BEGIN Data block

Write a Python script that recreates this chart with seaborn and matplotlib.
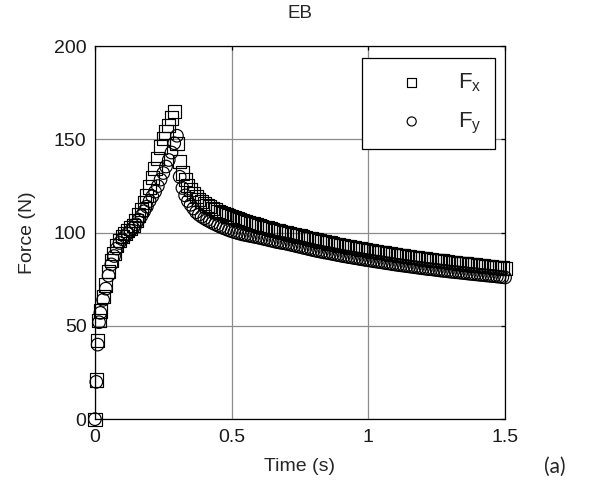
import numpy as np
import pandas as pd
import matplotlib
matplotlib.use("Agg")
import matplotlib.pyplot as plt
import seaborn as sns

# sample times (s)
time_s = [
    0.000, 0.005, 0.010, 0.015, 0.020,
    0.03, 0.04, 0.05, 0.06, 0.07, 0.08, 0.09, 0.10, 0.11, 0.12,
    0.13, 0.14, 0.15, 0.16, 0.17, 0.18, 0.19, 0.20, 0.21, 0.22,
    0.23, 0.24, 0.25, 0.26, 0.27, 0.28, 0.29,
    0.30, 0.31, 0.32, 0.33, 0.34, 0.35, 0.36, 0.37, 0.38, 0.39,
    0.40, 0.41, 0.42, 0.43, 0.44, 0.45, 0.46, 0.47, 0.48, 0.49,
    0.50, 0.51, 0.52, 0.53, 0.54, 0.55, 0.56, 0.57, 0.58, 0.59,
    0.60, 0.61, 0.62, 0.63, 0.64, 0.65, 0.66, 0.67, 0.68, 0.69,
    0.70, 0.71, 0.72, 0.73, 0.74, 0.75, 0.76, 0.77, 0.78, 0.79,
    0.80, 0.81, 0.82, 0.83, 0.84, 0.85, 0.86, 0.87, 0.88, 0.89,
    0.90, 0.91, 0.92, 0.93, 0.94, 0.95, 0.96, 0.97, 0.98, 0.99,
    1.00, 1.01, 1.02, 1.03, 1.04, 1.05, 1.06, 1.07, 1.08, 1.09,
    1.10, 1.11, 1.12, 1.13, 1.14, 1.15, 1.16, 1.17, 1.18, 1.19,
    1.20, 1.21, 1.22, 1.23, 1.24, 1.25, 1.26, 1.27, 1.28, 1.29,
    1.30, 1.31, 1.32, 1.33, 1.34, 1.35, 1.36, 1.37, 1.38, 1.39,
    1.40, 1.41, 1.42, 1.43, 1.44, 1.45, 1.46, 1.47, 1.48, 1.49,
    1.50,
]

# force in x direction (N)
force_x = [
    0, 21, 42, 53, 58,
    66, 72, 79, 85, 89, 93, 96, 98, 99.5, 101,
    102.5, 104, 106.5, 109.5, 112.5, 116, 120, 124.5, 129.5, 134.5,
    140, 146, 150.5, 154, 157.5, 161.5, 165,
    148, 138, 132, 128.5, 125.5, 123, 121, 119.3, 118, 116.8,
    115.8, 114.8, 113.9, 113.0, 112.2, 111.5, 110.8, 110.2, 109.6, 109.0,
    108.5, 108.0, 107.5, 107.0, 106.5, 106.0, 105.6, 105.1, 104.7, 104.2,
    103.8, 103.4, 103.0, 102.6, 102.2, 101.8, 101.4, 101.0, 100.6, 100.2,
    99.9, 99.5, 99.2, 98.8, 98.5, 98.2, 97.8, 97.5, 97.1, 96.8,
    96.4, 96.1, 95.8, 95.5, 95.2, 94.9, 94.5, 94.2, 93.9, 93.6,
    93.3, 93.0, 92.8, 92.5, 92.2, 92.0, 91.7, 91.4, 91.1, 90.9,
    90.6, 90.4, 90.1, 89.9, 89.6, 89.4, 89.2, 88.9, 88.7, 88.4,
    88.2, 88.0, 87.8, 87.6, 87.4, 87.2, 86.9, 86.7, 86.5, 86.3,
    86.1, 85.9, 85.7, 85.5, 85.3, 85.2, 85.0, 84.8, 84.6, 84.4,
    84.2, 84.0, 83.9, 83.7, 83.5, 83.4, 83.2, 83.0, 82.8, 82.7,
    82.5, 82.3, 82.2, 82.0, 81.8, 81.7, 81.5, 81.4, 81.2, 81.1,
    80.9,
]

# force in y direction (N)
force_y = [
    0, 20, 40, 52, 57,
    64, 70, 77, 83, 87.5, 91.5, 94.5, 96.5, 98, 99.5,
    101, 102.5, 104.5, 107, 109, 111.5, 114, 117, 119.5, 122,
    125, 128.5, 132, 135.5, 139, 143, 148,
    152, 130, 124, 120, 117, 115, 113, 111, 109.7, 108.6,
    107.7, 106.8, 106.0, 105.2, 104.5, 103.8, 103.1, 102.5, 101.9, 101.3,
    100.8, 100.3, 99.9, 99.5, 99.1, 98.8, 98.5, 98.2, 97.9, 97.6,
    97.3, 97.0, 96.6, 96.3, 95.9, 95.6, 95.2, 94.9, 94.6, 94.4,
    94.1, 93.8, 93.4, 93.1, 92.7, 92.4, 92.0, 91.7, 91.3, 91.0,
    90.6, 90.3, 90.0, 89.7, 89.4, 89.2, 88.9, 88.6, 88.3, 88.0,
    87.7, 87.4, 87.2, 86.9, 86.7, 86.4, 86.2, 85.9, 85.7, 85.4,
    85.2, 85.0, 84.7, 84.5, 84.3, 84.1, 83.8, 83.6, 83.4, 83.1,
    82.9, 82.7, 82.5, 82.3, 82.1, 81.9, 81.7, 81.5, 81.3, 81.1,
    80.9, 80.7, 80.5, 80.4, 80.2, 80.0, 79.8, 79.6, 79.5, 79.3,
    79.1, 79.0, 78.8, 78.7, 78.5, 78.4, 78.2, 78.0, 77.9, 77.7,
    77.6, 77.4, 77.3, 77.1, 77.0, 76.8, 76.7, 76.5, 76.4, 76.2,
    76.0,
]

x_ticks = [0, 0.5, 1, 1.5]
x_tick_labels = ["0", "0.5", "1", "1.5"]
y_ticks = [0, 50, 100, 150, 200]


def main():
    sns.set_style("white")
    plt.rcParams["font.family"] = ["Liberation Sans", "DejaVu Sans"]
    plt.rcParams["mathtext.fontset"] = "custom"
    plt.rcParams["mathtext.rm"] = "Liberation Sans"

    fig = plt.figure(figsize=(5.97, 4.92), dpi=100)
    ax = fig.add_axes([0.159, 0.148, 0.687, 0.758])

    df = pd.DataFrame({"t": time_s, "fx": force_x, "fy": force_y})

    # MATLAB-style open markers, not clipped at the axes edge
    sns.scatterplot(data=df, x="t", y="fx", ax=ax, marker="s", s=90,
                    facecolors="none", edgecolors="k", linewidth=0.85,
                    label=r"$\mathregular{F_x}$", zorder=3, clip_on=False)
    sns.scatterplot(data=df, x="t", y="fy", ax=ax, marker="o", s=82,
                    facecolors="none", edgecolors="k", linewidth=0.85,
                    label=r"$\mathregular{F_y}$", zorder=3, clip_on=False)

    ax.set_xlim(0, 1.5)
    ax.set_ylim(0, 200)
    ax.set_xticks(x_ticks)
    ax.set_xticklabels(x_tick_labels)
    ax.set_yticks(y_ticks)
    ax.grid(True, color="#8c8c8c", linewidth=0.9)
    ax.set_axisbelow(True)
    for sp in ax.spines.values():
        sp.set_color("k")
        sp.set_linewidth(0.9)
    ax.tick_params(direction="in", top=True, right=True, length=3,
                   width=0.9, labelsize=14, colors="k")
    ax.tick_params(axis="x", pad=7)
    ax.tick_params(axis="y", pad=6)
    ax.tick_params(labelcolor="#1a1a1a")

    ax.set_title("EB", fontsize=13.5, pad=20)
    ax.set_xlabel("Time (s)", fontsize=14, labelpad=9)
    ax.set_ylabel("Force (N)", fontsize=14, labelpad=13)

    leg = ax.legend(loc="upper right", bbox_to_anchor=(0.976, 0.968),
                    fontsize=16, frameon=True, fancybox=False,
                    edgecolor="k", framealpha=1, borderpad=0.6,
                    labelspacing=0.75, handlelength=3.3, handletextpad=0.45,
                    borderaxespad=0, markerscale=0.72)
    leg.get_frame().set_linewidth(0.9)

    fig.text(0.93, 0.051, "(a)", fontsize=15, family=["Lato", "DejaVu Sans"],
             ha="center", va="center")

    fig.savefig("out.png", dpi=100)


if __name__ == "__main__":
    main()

END Data block

▸ **Written problem**
Working from the listing above, pick out every line that has "matplotlib" and copy it.

▸ **Answer in full**
Write a Python script that recreates this chart with seaborn and matplotlib.
import matplotlib
matplotlib.use("Agg")
import matplotlib.pyplot as plt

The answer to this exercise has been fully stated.